The latest and by far the best edition of the Cosmographia, with 68 new maps

Münster, Sebastian. Cosmographia, das ist: Beschreibung der gantzen Welt [...].

Basel, (Sebastian Henricpetri), 1628.

Folio (265 x 398 mm). Engraved allegorical title (with a portrait of Sebastian Münster within a cartouche at the bottom by Mathäus Merian), (24), 1752, (12) pp. Title-page printed in red and black. With 26 double-page woodcut maps, woodcut portrait of Münster on verso of title-page, 72 double-page woodcut maps, plans and views, and about 1500 smaller woodcut illustrations of maps, plans, views, plants, animals, monsters, etc. in the text (including repeats). Contemporary vellum. All edges red.

 48,000.00

A fine, tall, and very clean example of the final, largest and most important edition of Münster's monumental work. The "Cosmographia" by Sebastian Münster (1488-1552), a German cartographer and cosmographer, was one of the most successful and popular books of the 16th century. The most highly valued of all cosmographies, it passed through 24 editions in 100 years and was of paramount importance for the revival of geography in 16th-century Europe. The present copy is of the last German edition, the best and most extensive one. It contains the newly cut woodblocks by Sebastian Petri in the "copperplate style" after the corresponding maps in the pre-1587 editions of Ortelius's "Theatrum". This includes the famous map of Sumatra with the inset of an elephant that had been moved from the map of Ceylon in the 1540 edition, as opinion shifted to make Sumatra the preferred candidate for the island of "Taprobana". Furthermore, 68 other maps and plans were published here for the first time. The famous map of Europe in the form of a queen (after Bucius 1537) appears on the verso of fol. E3.

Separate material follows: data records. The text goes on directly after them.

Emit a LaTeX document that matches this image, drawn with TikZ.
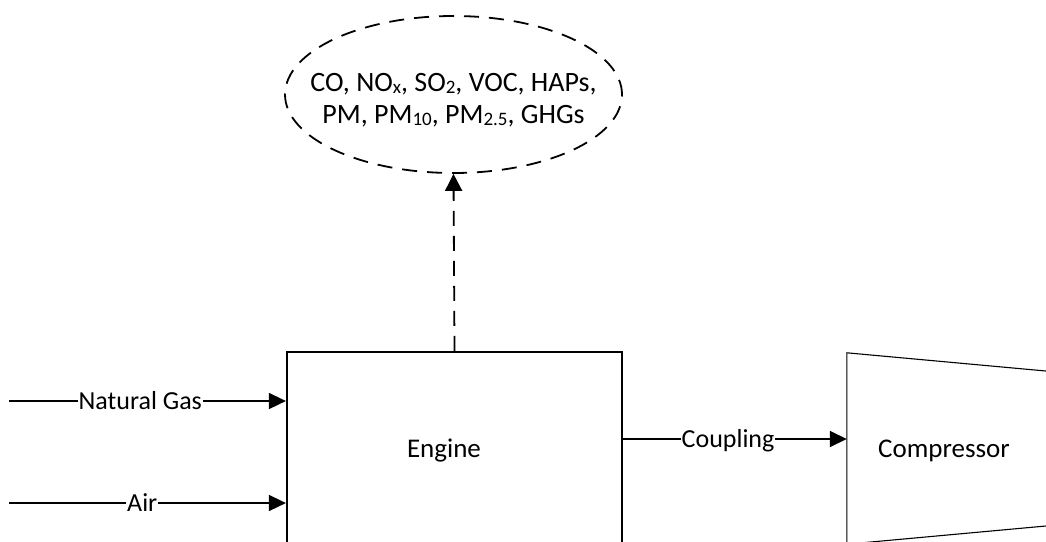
\documentclass[tikz,border=0pt]{standalone}
\usepackage{fontspec}
\setmainfont{Carlito}
\usetikzlibrary{arrows.meta,shapes.geometric}
\newcommand{\lowsub}[1]{\raisebox{-2pt}{\fontsize{19}{22}\selectfont #1}}
\begin{document}
\begin{tikzpicture}[x=1pt,y=-1pt,
  txt/.style={font=\fontsize{27}{32}\selectfont},
  lbltxt/.style={font=\fontsize{26}{31}\selectfont},
  emtxt/.style={font=\fontsize{28}{31.7}\selectfont},
  flow/.style={line width=1.6pt,-{Triangle[length=17pt,width=16pt]}},
  lbl/.style={lbltxt,fill=white,inner xsep=1pt,inner ysep=3pt,anchor=base west},
  emis/.style={draw,dashed,dash pattern=on 15pt off 10pt,line width=1.8pt,ellipse,minimum width=337pt,minimum height=157pt,inner sep=0pt},
  enginebox/.style={draw,line width=2.2pt,minimum width=335pt,minimum height=192pt,inner sep=0pt},
  compbox/.style={minimum width=203pt,minimum height=191pt,inner sep=0pt}]
\useasboundingbox (0,0) rectangle (1046,541);
\clip (0,0) rectangle (1046,541);
\fill[white] (0,0) rectangle (1046,541);
% engine
\node[enginebox] (engine) at (454.5,448) {};
\node[txt,anchor=base,inner sep=0pt] (enginetxt) at (444,457) {Engine};
% emissions ellipse
\node[emis] (emis) at (453.5,94.5) {};
\node[emtxt,align=center,anchor=base,inner sep=0pt] (emistxt) at (453.5,123.3) {CO, NO\lowsub{x}, SO\lowsub{2}, VOC, HAPs,\\PM, PM\lowsub{10}, PM\lowsub{2.5}, GHGs};
\draw[line width=1.8pt,dash pattern=on 15pt off 10pt,-{Triangle[length=17pt,width=17pt]}] (engine.north) -- (emis.south);
% compressor
\node[compbox] (comp) at (948.5,448.5) {};
\node[txt,anchor=base west,inner sep=0pt] (comptxt) at (878,457) {Compressor};
\draw[line width=1.1pt] (comp.south west) -- (comp.north west) -- ([yshift=-18.6pt]comp.north east) -- ([yshift=18.6pt]comp.south east) -- cycle;
% inputs
\coordinate (ngstart) at (9,401);
\coordinate (airstart) at (9,503);
\draw[flow] (ngstart) -- (ngstart -| engine.west);
\draw[flow] (airstart) -- (airstart -| engine.west);
\node[lbl] (nglbl) at (77.5,409) {Natural Gas\ };
\node[lbl] (airlbl) at (126,511) {Air\ };
% coupling
\coordinate (cpl) at (622,439);
\draw[flow] (cpl -| engine.east) -- (cpl -| comp.west);
\node[lbl] (cpllbl) at (680.5,447) {Coupling\ };
\end{tikzpicture}
\end{document}
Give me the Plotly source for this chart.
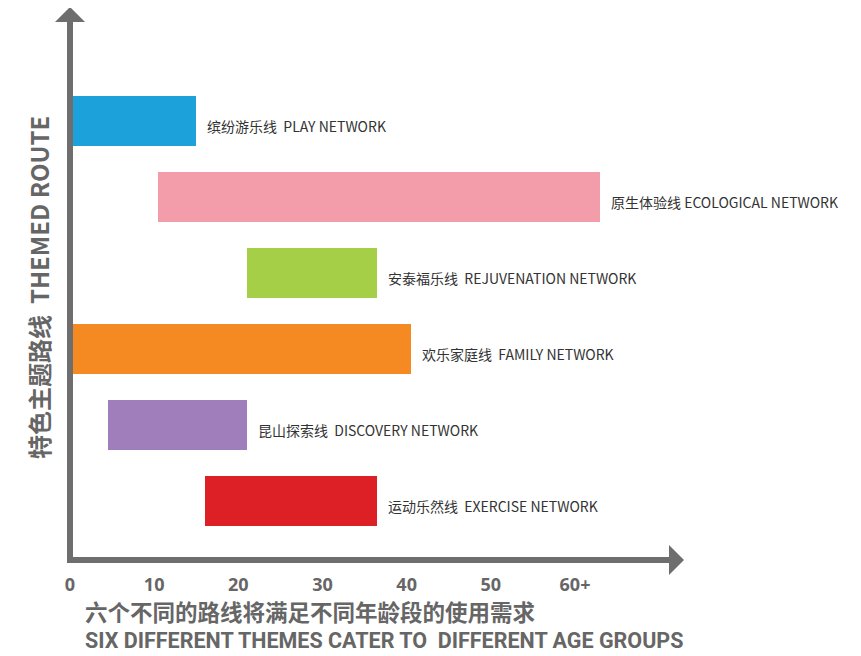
import plotly.graph_objects as go

# ---- data ----
routes_cn = ["缤纷游乐线", "原生体验线", "安泰福乐线", "欢乐家庭线", "昆山探索线", "运动乐然线"]
routes_en = ["PLAY NETWORK", "ECOLOGICAL NETWORK", "REJUVENATION NETWORK",
             "FAMILY NETWORK", "DISCOVERY NETWORK", "EXERCISE NETWORK"]
label_sep = ["  ", " ", "  ", "  ", "  ", "  "]
age_start = [0, 10.5, 21, 0, 4.5, 16]
age_end = [15, 63, 36.5, 40.5, 21, 36.5]
colors = ["#1da1da", "#f39daa", "#a6cf48", "#f68a22", "#a07ebb", "#dd1f26"]
tick_vals = [0, 10, 20, 30, 40, 50, 60]
tick_text = ["0", "10", "20", "30", "40", "50", "60+"]

# ---- layout geometry (page pixels; the page body has an 8px margin) ----
OFF = 8
W, H = 845, 648
PL, PR, PT, PB = 70, 676, 22, 560          # plot area edges in page pixels
ML, MT = PL - OFF, PT - OFF
MR, MB = W - (PR - OFF), H - (PB - OFF)
PW, PH = PR - PL, PB - PT


def px(x):
    return (x - PL) / PW


def py(y):
    return (PB - y) / PH


axis_grey = "#6e6e6e"
text_grey = "#666666"

fig = go.Figure()
lengths = [e - s for s, e in zip(age_start, age_end)]
fig.add_trace(go.Bar(
    y=routes_en, x=lengths, base=age_start, orientation="h",
    marker=dict(color=colors, line=dict(width=0)),
    width=0.66, hoverinfo="skip", showlegend=False,
))

annotations = []
for cn, en, sep, e in zip(routes_cn, routes_en, label_sep, age_end):
    annotations.append(dict(
        x=e, y=en, xref="x", yref="y", text=f"{cn}{sep}{en}",
        showarrow=False, xanchor="left", yanchor="middle", xshift=9, yshift=-5,
        font=dict(family="Noto Sans CJK SC", size=14, color="#333333"),
    ))

annotations += [
    dict(x=px(38), y=py(288), xref="paper", yref="paper",
         text="特色主题路线  THEMED ROUTE", textangle=-90, showarrow=False,
         xanchor="center", yanchor="middle",
         font=dict(family="Noto Sans CJK SC", size=24, color=text_grey, weight="bold")),
    dict(x=px(83), y=py(611), xref="paper", yref="paper",
         text="六个不同的路线将满足不同年龄段的使用需求", showarrow=False,
         xanchor="left", yanchor="middle",
         font=dict(family="Noto Sans CJK SC", size=22.5, color=text_grey, weight="bold")),
    dict(x=px(83), y=py(640), xref="paper", yref="paper",
         text="SIX DIFFERENT THEMES CATER TO  DIFFERENT AGE GROUPS", showarrow=False,
         xanchor="left", yanchor="middle",
         font=dict(family="Roboto, sans-serif", size=21.5,
                   color=text_grey, weight="bold")),
]

shapes = [
    dict(type="line", xref="paper", yref="paper", x0=px(70), x1=px(70), y0=py(563), y1=py(21),
         line=dict(color=axis_grey, width=6)),
    dict(type="line", xref="paper", yref="paper", x0=px(67), x1=px(670), y0=py(560), y1=py(560),
         line=dict(color=axis_grey, width=6)),
    dict(type="path", xref="paper", yref="paper",
         path=f"M {px(55)} {py(22)} L {px(70)} {py(7)} L {px(85)} {py(22)} Z",
         fillcolor=axis_grey, line=dict(width=0)),
    dict(type="path", xref="paper", yref="paper",
         path=f"M {px(669)} {py(545)} L {px(684)} {py(560)} L {px(669)} {py(575)} Z",
         fillcolor=axis_grey, line=dict(width=0)),
]

fig.update_layout(
    width=W, height=H,
    margin=dict(l=ML, r=MR, t=MT, b=MB),
    plot_bgcolor="white", paper_bgcolor="white",
    xaxis=dict(range=[0, 72], tickvals=tick_vals, ticktext=tick_text, showgrid=False,
               zeroline=False, showline=False, ticks="", ticklabelstandoff=12,
               tickfont=dict(family="Open Sans", size=18, color=text_grey, weight="bold")),
    yaxis=dict(categoryorder="array", categoryarray=routes_en[::-1], range=[-0.78, 6.30],
               showticklabels=False, showgrid=False, zeroline=False, showline=False, ticks=""),
    annotations=annotations, shapes=shapes,
    bargap=0,
)

fig.write_html("out.html")
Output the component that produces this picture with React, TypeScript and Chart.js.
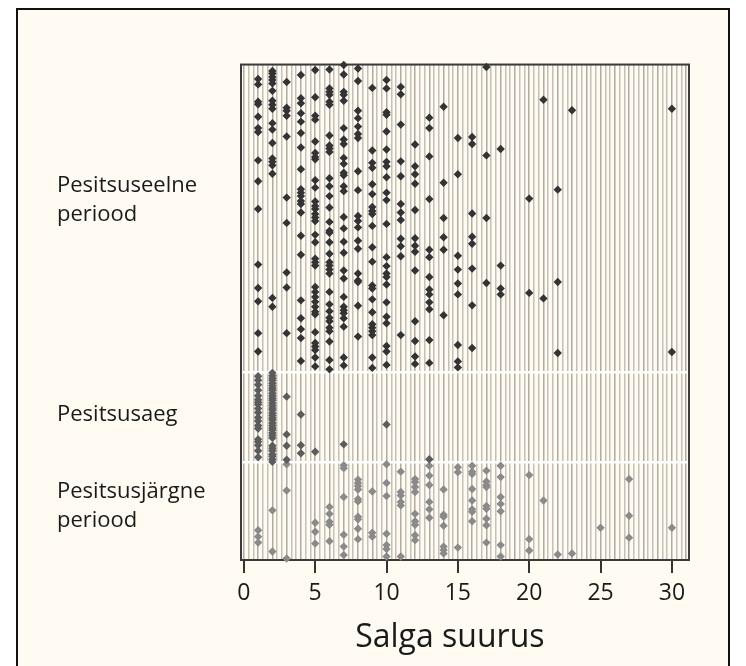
import React, { useEffect, useRef } from 'react';
import { Chart, registerables } from 'chart.js';

Chart.register(...registerables);

const FONT = '"Open Sans", "Noto Sans", sans-serif';

// axis settings / labels
const xTickValues = [0, 5, 10, 15, 20, 25, 30];
const xMin = -0.2;
const xMax = 31.2;
const yMin = 0;
const yMax = 99.8;
const bandBoundaries = [19.6, 37.8];
const periodLabels: (string | string[])[] = [['Pesitsusjärgne', 'periood'], 'Pesitsusaeg', ['Pesitsuseelne', 'periood']];
const periodLabelPositions = [10.9, 29.2, 72.5];
const xTitle = 'Salga suurus';

// flock size -> jittered vertical positions
const preBreeding: [number, number[]][] = [
  [1, [96.9, 95.8, 92.3, 91.8, 89.3, 87, 86.2, 80.5, 76.3, 70.7, 59.5, 54.8, 52.1, 45.7, 42]],
  [2, [98.5, 98, 97.3, 96.7, 96, 94.5, 92.5, 91.7, 90.9, 88, 86.7, 84, 80.9, 80.2, 79.5, 77.8, 52.8, 51]],
  [3, [96.3, 91.1, 90.5, 89.5, 85.3, 73, 67.9, 57.9, 54.9, 45.7]],
  [4, [97.7, 93, 92, 90, 88.3, 86, 83.1, 78.7, 74.7, 74, 73.3, 72.3, 71.7, 70, 65.3, 61.5, 52.3, 48.7, 46.5, 44.7, 40.1]],
  [5, [98.7, 93.2, 89.5, 88.7, 84.3, 82, 81.2, 80.7, 76.5, 75, 72.2, 71.3, 70.7, 69.7, 69, 68.3, 65.5, 64, 60.7, 60, 59.3, 55, 54, 53, 52, 51, 50, 49.5, 45.9, 43.7, 43, 42.3, 40.8, 39]],
  [6, [98.8, 95, 94.3, 93.7, 92.3, 91.7, 85.5, 83.5, 82.9, 82.2, 76.9, 75.3, 73.3, 71, 68.1, 66.3, 65.9, 64, 61.7, 60, 59.3, 58.5, 57.7, 54, 51.5, 50.1, 48.8, 48.1, 46.8, 46.1, 44, 40.3, 38.4]],
  [7, [99.7, 97.8, 94.3, 93.7, 92.5, 87, 84.7, 83.8, 81, 79.8, 78, 77.5, 75.3, 74.3, 69.1, 66.8, 64.1, 61.9, 58.3, 56.7, 53, 51, 50.3, 49.7, 48.7, 47, 40.8, 39.2]],
  [8, [99, 96.5, 90.5, 89, 87.3, 85.8, 85, 78.3, 74.5, 69.3, 68.3, 67, 64.3, 62.7, 57.7, 56.3, 56, 51.2, 45]],
  [9, [95.1, 82.5, 80, 79, 75.7, 73.7, 71.1, 70.3, 69.7, 67.3, 63, 60.1, 55.3, 54.7, 52.5, 49.9, 47.5, 46.8, 46.1, 45.3, 40.8, 38.7]],
  [10, [96.7, 95, 90.2, 89.7, 86.3, 82.7, 80.2, 79.3, 77.1, 74, 72.5, 67.7, 61, 59.2, 57.7, 57, 55.5, 51.9, 49, 47.7, 43.1, 42, 39.3]],
  [11, [95.3, 93.8, 87.7, 80.3, 77.3, 71.7, 70, 68.5, 64.7, 63.2, 61.2, 45.3]],
  [12, [83.7, 79.3, 77.7, 75.8, 70.5, 64.8, 63.3, 62.1, 58.3, 48.1, 44.1, 41, 39.5]],
  [13, [89.1, 87, 81.3, 72.7, 62.5, 61, 57, 54.5, 53.5, 51.9, 50.5, 44.3, 39.7]],
  [14, [91.3, 76, 68.9, 65, 62.5, 49.3]],
  [15, [85, 77.7, 61.3, 58.5, 55.7, 53.5, 43.3, 40, 38.8]],
  [16, [85.2, 83.8, 69.8, 65.1, 63.7, 58.7, 51.3, 42.7]],
  [17, [99.3, 81.5, 68.9, 55.8]],
  [18, [82.8, 59.3, 54.7, 53.5]],
  [20, [72.8, 53.8]],
  [21, [92.7, 52.7]],
  [22, [74.6, 56, 41.7]],
  [23, [90.6]],
  [30, [90.9, 41.9]],
];

const breeding: [number, number[]][] = [
  [1, [37, 36.2, 35.3, 34.2, 33.1, 32.3, 31.8, 31.3, 30.5, 29.7, 28.7, 28, 27.1, 26.5, 24.3, 23.8, 23.1, 22, 20.7]],
  [2, [37.7, 37.1, 36.6, 36.2, 35.6, 35.1, 34.6, 34.2, 33.6, 33.1, 32.6, 32.2, 31.6, 31.1, 30.6, 30.2, 29.6, 29.1, 28.6, 28.2, 27.6, 27.1, 26.6, 26.2, 25.6, 25.1, 24.6, 23, 22.5, 22, 21.3, 20.9, 20.3, 19.8]],
  [3, [32.9, 25.3, 23, 20.2]],
  [4, [29.3, 23.1, 21.5]],
  [5, [21.8]],
  [7, [23.3]],
  [10, [27.3]],
  [13, [20.3]],
];

const postBreeding: [number, number[]][] = [
  [1, [6, 4.7, 3.5]],
  [2, [10, 1.7]],
  [3, [19.3, 14, 0.3]],
  [5, [7.5, 5.7, 3.3]],
  [6, [10.7, 9.3, 7.7, 7.1, 3.8]],
  [7, [19.1, 18.5, 12.7, 5.1, 2.7, 1]],
  [8, [16.2, 15.5, 14.9, 14.2, 12.3, 11.8, 8.7, 8.2, 6.3, 4.2]],
  [9, [13.8, 5.5, 4.7]],
  [10, [19.3, 15.5, 12.9, 5.3, 3, 2.2, 0.7]],
  [11, [17.8, 13.7, 13, 11.7, 11, 0.7]],
  [12, [16.3, 15.7, 14.7, 13.7, 9.3, 7.8, 7.1, 5, 4]],
  [13, [19, 17, 15.1, 11.7, 10.2, 8.5]],
  [14, [14.2, 9.1, 8.7, 6.9, 2.7, 2, 1.3]],
  [15, [18.7, 17.7, 2.5]],
  [16, [19, 17.8, 17.3, 14.3, 12, 10.2, 9.7, 7.8]],
  [17, [18, 15.8, 15.1, 14.7, 10.9, 10.3, 8.3, 7, 3.5]],
  [18, [19, 16.7, 12.7, 11.3, 9.8, 3, 0.7]],
  [20, [17.1, 4.2, 1.9]],
  [21, [12]],
  [22, [1.1]],
  [23, [1.3]],
  [25, [6.5]],
  [27, [16.3, 8.9, 4.5]],
  [30, [6.5]],
];

function toPoints(groups: [number, number[]][]) {
  return groups.flatMap(([x, ys]) => ys.map((y) => ({ x, y })));
}

const plotFrame = {
  id: 'plotFrame',
  beforeDatasetsDraw(chart: any) {
    const { ctx, chartArea: a } = chart;
    ctx.save();
    ctx.strokeStyle = '#3a3a3a';
    ctx.lineWidth = 2;
    ctx.strokeRect(a.left, a.top, a.right - a.left, a.bottom - a.top);
    ctx.restore();
  },
};

// axis title, centred under the labelled tick range (slightly left of the plot centre as in the original)
const axisTitle = {
  id: 'axisTitle',
  afterDraw(chart: any) {
    const { ctx } = chart;
    const xs = chart.scales.x;
    const cx = (xs.getPixelForValue(xTickValues[0]) + xs.getPixelForValue(xTickValues[xTickValues.length - 1])) / 2 - 8;
    ctx.save();
    ctx.fillStyle = '#1a1a1a';
    ctx.font = `normal 32px ${FONT}`;
    ctx.textAlign = 'center';
    ctx.textBaseline = 'alphabetic';
    ctx.fillText(xTitle, cx, 647);
    ctx.restore();
  },
};

export default function App() {
  const ref = useRef<HTMLCanvasElement | null>(null);

  useEffect(() => {
    if (!ref.current) return;
    const yFontSize = 22;
    const m = document.createElement('canvas').getContext('2d')!;
    m.font = `normal ${yFontSize}px ${FONT}`;
    const widest = Math.max(...['Pesitsusjärgne', 'periood', 'Pesitsusaeg', 'Pesitsuseelne'].map((t) => m.measureText(t).width));
    const yAxisWidth = 184;
    const yPad = yAxisWidth - widest;

    const pointBase = { pointStyle: 'rectRot', pointRadius: 4.2, pointHoverRadius: 4.2, borderWidth: 0, showLine: false, clip: false as any };

    const chart = new Chart(ref.current, {
      type: 'scatter',
      data: {
        datasets: [
          { ...pointBase, label: 'Pesitsuseelne periood', data: toPoints(preBreeding), backgroundColor: '#333333' },
          { ...pointBase, label: 'Pesitsusaeg', data: toPoints(breeding), backgroundColor: '#5c5c5c' },
          { ...pointBase, label: 'Pesitsusjärgne periood', data: toPoints(postBreeding), backgroundColor: '#8a8a8a' },
        ] as any,
      },
      options: {
        animation: false,
        responsive: false,
        devicePixelRatio: 1,
        layout: { padding: { left: 57, right: 57, top: 61, bottom: 0 } },
        plugins: { legend: { display: false }, tooltip: { enabled: false } },
        scales: {
          xg: {
            type: 'linear',
            position: 'bottom',
            min: xMin,
            max: xMax,
            afterBuildTicks: (s: any) => {
              const t: { value: number }[] = [];
              for (let k = 0; k <= 93; k++) t.push({ value: k / 3 });
              s.ticks = t;
            },
            afterFit: (s: any) => { s.height = 0; },
            grid: {
              color: (c: any) => (c.index % 3 === 0 ? 'rgba(150,145,135,0.75)' : 'rgba(160,155,145,0.6)'),
              lineWidth: 1.5,
              drawTicks: false,
              z: -2,
            },
            ticks: { display: false },
            border: { display: false },
          },
          x: {
            type: 'linear',
            position: 'bottom',
            min: xMin,
            max: xMax,
            afterBuildTicks: (s: any) => { s.ticks = xTickValues.map((v) => ({ value: v })); },
            afterFit: (s: any) => { s.height = 106; },
            grid: { display: true, drawOnChartArea: false, drawTicks: true, tickLength: 13, color: '#333', lineWidth: 2 },
            border: { display: false },
            ticks: {
              autoSkip: false,
              maxRotation: 0,
              padding: 7,
              color: '#1a1a1a',
              font: { family: FONT, size: 23 },
              callback: (v: any) => String(v),
            },
            title: { display: false },
          },
          yg: {
            type: 'linear',
            position: 'left',
            min: yMin,
            max: yMax,
            afterBuildTicks: (s: any) => { s.ticks = bandBoundaries.map((v) => ({ value: v })); },
            afterFit: (s: any) => { s.width = 0; },
            grid: { color: '#ffffff', lineWidth: 2.5, drawTicks: false, z: -1 },
            ticks: { display: false },
            border: { display: false },
          },
          y: {
            type: 'linear',
            position: 'left',
            min: yMin,
            max: yMax,
            afterBuildTicks: (s: any) => { s.ticks = periodLabelPositions.map((v) => ({ value: v })); },
            afterFit: (s: any) => { s.width = yAxisWidth; },
            grid: { display: false, drawTicks: false },
            border: { display: false },
            ticks: {
              autoSkip: false,
              crossAlign: 'far',
              padding: yPad,
              color: '#1a1a1a',
              font: { family: FONT, size: yFontSize, lineHeight: 1.32 },
              callback: (_v: any, i: number) => periodLabels[i],
            },
          },
        } as any,
      },
      plugins: [plotFrame, axisTitle],
    });
    return () => chart.destroy();
  }, []);

  return (
    <div style={{ position: 'absolute', left: 0, top: 0, width: 746, height: 666, background: '#ffffff', overflow: 'hidden' }}>
      <div style={{ position: 'absolute', left: 16, top: 8, width: 714, height: 700, border: '2px solid #111', background: '#fffbf3', boxSizing: 'border-box' }} />
      <canvas ref={ref} width={746} height={666} style={{ position: 'absolute', left: 0, top: 0 }} />
    </div>
  );
}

In very good condition, with remargined paper (and some text) loss to the last leaf but one of the index at the end (but supplied with a replacement from a smaller copy of the 1614 edition). The best and most extended edition of the Cosmographia. Provenance: removed from the library of Ericsberg Castle near Katrineholm, Sweden, built for the Swedish statesman Erik Karlsson Gyllenstierna (1602-57), in the 1650s (two engraved views of the castle, from Dahlberg's "Suecia antiqua et hodierna", are laid in; several annotations in Swedish on the pastedowns).

References

Burmeister 86. Nordenskiöld collection 2, 159. Sabin 51396. Cf. Wessel, Von einem, der daheim blieb (Frankfurt, 2004); facsimile of this edition with introduction (1978).